Airtel Kenya was last year forced to part with pay Sh1.1 billion for a new 10-year year licence as part of an out-of-court settlement after a lengthy legal battle with CA. The Sh1 billion was an addition to a Sh2.2 billion fee for the current licence it has been using since 2015, bringing the total payment to the Communications Authority of Kenya (CA) to Sh3.4 billion.

“This $30 million (Sh3.4 billion) investment reflects our continued confidence in the tremendous opportunity inherent in the Kenya market,” the telco’s parent firm Airtel Africa said in disclosures to the London Stock Exchange where it is listed.
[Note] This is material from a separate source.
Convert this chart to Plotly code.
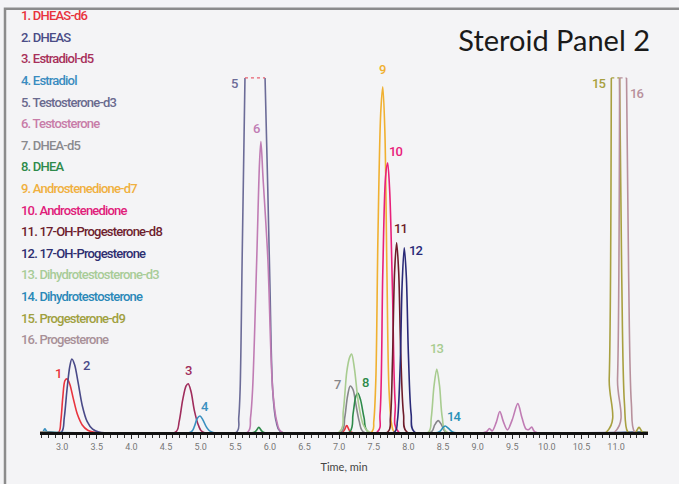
import plotly.graph_objects as go

# ---------------- data ----------------
names = ["DHEAS-d6", "DHEAS", "Estradiol-d5", "Estradiol", "Testosterone-d3",
         "Testosterone", "DHEA-d5", "DHEA", "Androstenedione-d7", "Androstenedione",
         "17-OH-Progesterone-d8", "17-OH-Progesterone", "Dihydrotestosterone-d3",
         "Dihydrotestosterone", "Progesterone-d9", "Progesterone"]

colors = ["#e8343e", "#4a4a88", "#a02c5c", "#3a90c0", "#6c6c98", "#c07cb4",
          "#86868a", "#2e8a4a", "#f0b030", "#e8207a", "#6e1c2a", "#2a2a78",
          "#a8cc90", "#2a90b8", "#a8a040", "#b8909c"]

# retention time (min) and relative intensity (%, 100 = off-scale)
t1 = [2.68, 2.95, 2.98, 3.01, 3.04, 3.07, 3.11, 3.16, 3.22, 3.29, 3.37, 3.45, 7.05, 7.11, 7.17, 11.46]
i1 = [0, 0, 3, 10, 14.5, 15, 13.5, 9.5, 5, 2, 0.5, 0, 0, 1.8, 0, 0]

t2 = [2.68, 2.99, 3.03, 3.07, 3.11, 3.14, 3.18, 3.23, 3.29, 3.36, 3.44, 3.53, 11.46]
i2 = [0, 0, 4, 12, 18.5, 20.6, 19, 14, 7.5, 3, 0.8, 0, 0]

t3 = [2.68, 4.64, 4.69, 4.74, 4.79, 4.82, 4.86, 4.91, 4.97, 5.03, 11.46]
i3 = [0, 0, 3, 9, 13, 13.6, 11.5, 6, 1.8, 0, 0]

t4 = [2.68, 2.72, 2.75, 2.79, 4.86, 4.91, 4.95, 4.99, 5.03, 5.09, 5.16, 11.46]
i4 = [0, 0, 0.9, 0, 0, 1.6, 3.8, 4.5, 3.5, 1.2, 0, 0]

t5 = [2.68, 5.52, 5.55, 5.57, 5.6, 5.64, 5.72, 5.8, 5.88, 5.93, 5.97, 6.0, 6.04, 6.09, 6.16, 11.46]
i5 = [0, 0, 4, 12, 50, 100, 100, 100, 100, 100, 68, 42, 12, 3, 0, 0]

t6 = [2.68, 5.68, 5.72, 5.75, 5.81, 5.85, 5.87, 5.9, 5.97, 6.04, 6.1, 6.17,
      9.12, 9.17, 9.21, 9.27, 9.32, 9.37, 9.43, 9.5, 9.58, 9.64, 9.7, 9.74, 9.78, 9.83, 11.46]
i6 = [0, 0, 4, 12, 49, 76, 82, 72, 49, 12, 3, 0,
      0, 1, 0.3, 2.8, 5.8, 3, 0.6, 3.5, 8, 4, 0.8, 0.7, 1.4, 0, 0]

t7 = [2.68, 7.03, 7.08, 7.12, 7.16, 7.2, 7.24, 7.29, 7.35, 8.33, 8.38, 8.43, 8.48, 8.54, 11.46]
i7 = [0, 0, 4, 10, 13, 12, 8, 3, 0, 0, 2, 3.2, 2, 0, 0]

t8 = [2.68, 5.78, 5.84, 5.9, 7.15, 7.2, 7.24, 7.27, 7.31, 7.36, 7.42, 11.46]
i8 = [0, 0, 1.3, 0, 0, 5, 10, 11, 9, 4, 0, 0]

t9 = [2.68, 7.47, 7.5, 7.53, 7.56, 7.6, 7.63, 7.66, 7.69, 7.72, 7.76, 7.8, 11.46]
i9 = [0, 0, 3, 15, 55, 90, 97.5, 85, 45, 12, 2, 0, 0]

t10 = [2.68, 7.55, 7.59, 7.63, 7.67, 7.7, 7.73, 7.77, 7.81, 7.86, 11.46]
i10 = [0, 0, 5, 45, 72, 76, 68, 40, 8, 0, 0]

t11 = [2.68, 7.7, 7.74, 7.77, 7.8, 7.83, 7.86, 7.89, 7.93, 7.98, 11.46]
i11 = [0, 0, 4, 20, 45, 53.5, 45, 22, 5, 0, 0]

t12 = [2.68, 7.8, 7.84, 7.88, 7.91, 7.94, 7.97, 8.0, 8.04, 8.09, 11.46]
i12 = [0, 0, 3, 18, 42, 52, 44, 22, 5, 0, 0]

t13 = [2.68, 7.0, 7.06, 7.11, 7.15, 7.18, 7.22, 7.28, 7.35, 7.43,
       8.29, 8.33, 8.37, 8.41, 8.45, 8.49, 8.55, 11.46]
i13 = [0, 0, 6, 17, 21, 22, 18, 8, 2, 0,
       0, 4, 13, 17.8, 13, 4, 0, 0]

t14 = [2.68, 8.44, 8.49, 8.53, 8.58, 8.64, 11.46]
i14 = [0, 0, 1, 1.7, 1, 0, 0]

t15 = [2.68, 10.86, 10.9, 10.93, 10.99, 11.05, 11.08, 11.12, 11.17, 11.28, 11.33, 11.38, 11.46]
i15 = [0, 0, 15, 100, 100, 100, 45, 8, 0, 0, 1.3, 0, 0]

t16 = [2.68, 10.98, 11.02, 11.05, 11.1, 11.15, 11.18, 11.22, 11.27, 11.46]
i16 = [0, 0, 15, 100, 100, 100, 45, 8, 0, 0]

times = [t1, t2, t3, t4, t5, t6, t7, t8, t9, t10, t11, t12, t13, t14, t15, t16]
intens = [i1, i2, i3, i4, i5, i6, i7, i8, i9, i10, i11, i12, i13, i14, i15, i16]

# retention time of the peak that carries each number label
label_at = [3.07, 3.14, 4.82, 4.99, 5.64, 5.87, 7.16, 7.27, 7.63, 7.7, 7.83, 7.94, 8.41, 8.53, 10.93, 11.15]

x_ticks = [3.0 + 0.5 * k for k in range(17)]
SAT = 100

# ---------------- styling offsets for peak labels (px) ----------------
label_shift = [(-9, 5), (15, -6), (0, 13), (5, 10), (-10, -6), (-4, 13), (-13, 1), (8, 11),
               (0, 17), (8, 11), (4, 14), (12, -3), (0, 20), (9, 9), (-12, -6), (10, -16)]

NARROW = "Roboto, sans-serif"
TIGHT = "letter-spacing:-0.8px"

fig = go.Figure()

for k in range(16):
    t, y = times[k], intens[k]
    sat = [j for j, v in enumerate(y) if v >= SAT]
    y_main = list(y)
    if sat:
        for j in sat[1:-1]:
            y_main[j] = None
    fig.add_trace(go.Scatter(x=t, y=y_main, mode="lines", name=names[k],
                             line=dict(color=colors[k], width=1.6, shape="spline", smoothing=0.9),
                             showlegend=False, hoverinfo="skip"))
    if sat:
        fig.add_trace(go.Scatter(x=[t[j] for j in sat], y=[y[j] for j in sat], mode="lines",
                                 line=dict(color="#e86070" if k == 4 else colors[k], width=1.4, dash="dot"),
                                 showlegend=False, hoverinfo="skip"))

# number labels at the peaks
for k in range(16):
    t, y = times[k], intens[k]
    cand = [j for j in range(len(t)) if abs(t[j] - label_at[k]) <= 0.02]
    j = max(cand, key=lambda q: y[q])
    fig.add_annotation(x=t[j], y=min(y[j], SAT), text=f"<span style='{TIGHT}'>{k + 1}</span>",
                       showarrow=False,
                       xshift=label_shift[k][0], yshift=label_shift[k][1],
                       font=dict(family=NARROW, size=13, color=colors[k], weight=500))

# legend list (plain coloured text)
legend_colors = ["#e8323c", "#4a4c86", "#a8305a", "#3a8cc0", "#6a6a8e", "#c87ca8",
                 "#8a8a8e", "#2e8a4a", "#f0b040", "#e0207a", "#6e1e2e", "#2e2e70",
                 "#a8cc98", "#2a88b8", "#a0a040", "#a89098"]
for k in range(16):
    ypx = 15 + k * 21.9
    fig.add_annotation(xref="paper", yref="paper", x=(19 - 40) / 608, y=(437 - ypx) / 366,
                       xanchor="left", yanchor="middle", showarrow=False,
                       text=f"<span style='{TIGHT}'>{k + 1}. {names[k]}</span>",
                       font=dict(family=NARROW, size=13, color=legend_colors[k], weight=500))

# outer frame
fig.add_shape(type="rect", xref="paper", yref="paper",
              x0=(5 - 40) / 608, x1=(700 - 40) / 608, y0=(437 - 500) / 366, y1=(437 - 8) / 366,
              line=dict(color="#8c8c8c", width=2.5), fillcolor="rgba(0,0,0,0)", layer="below")

fig.update_layout(
    width=679, height=484,
    margin=dict(l=40, r=31, t=71, b=47),
    paper_bgcolor="#f4f4f6", plot_bgcolor="#f4f4f6",
    title=dict(text="Steroid Panel 2", x=650 / 679, xanchor="right", y=1 - 41 / 484, yanchor="middle",
               font=dict(family="Lato, Noto Sans, sans-serif", size=29, color="#1a1a1a")),
    xaxis=dict(range=[2.68, 11.46], tickvals=x_ticks, tickformat=".1f",
               ticks="outside", ticklen=4, tickwidth=1, tickcolor="#222",
               showline=True, linecolor="#111", linewidth=2.5, showgrid=False, zeroline=False,
               minor=dict(dtick=0.1, ticks="outside", ticklen=3, tickcolor="#333", showgrid=False),
               tickfont=dict(family=NARROW, size=9, color="#777"),
               title=dict(text="Time, min", font=dict(family="Lato, Noto Sans, sans-serif", size=11, color="#444"),
                          standoff=13)),
    yaxis=dict(visible=False, range=[0, 101.95]),
)

fig.write_html("out.html", config={"displayModeBar": False},
               post_script="document.body.style.margin='0';")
Wambui was among the very first people that Ruto hired in his government replacing Gilbert Kibe who left in a huff to ‘pursue other interests’ Like Ngumi at Safaricom, Kibe was appointed by Uhuru to head CA for a three-year term during the last weeks of Jubilee being in power.

“Due to personal interests that I wish to pursue, I hereby tender my resignation as chairman of the Board of Directors of the Communications Authority of Kenya with effect from 01 December 2022,” said Kibe while handing in his resignation.

With Wambui controlling things at CA, Adil at Safaricom and a possibility that Peter Ndewa’s contract at the C Suite of the mobile giant hanging in a balance all the chips have been positioned on the chessboard for the once-in-a-decade showdown between the state and Safaricom.

In 2013, CAK which was then called the Communications Commission of Kenya (CCK) asked Safaricom to pay $27 million (Sh2.3 billion) before renewing its operating licence. Safaricom’s first licence was issued on July 1999 for a term of 15 years at a fee of $55 million (Sh4.7 billion)

In order to up the stakes just like what is happening now, CCK tied the renewal on Safaricom meeting certain quality standards.

“The renewal shall be dependent on Safaricom’s commitment to adhere to the set minimum quality of service standards by June 30 2014,” said CCK at that time adding that, “Safaricom has failed to meet the quality standards over the past three years.”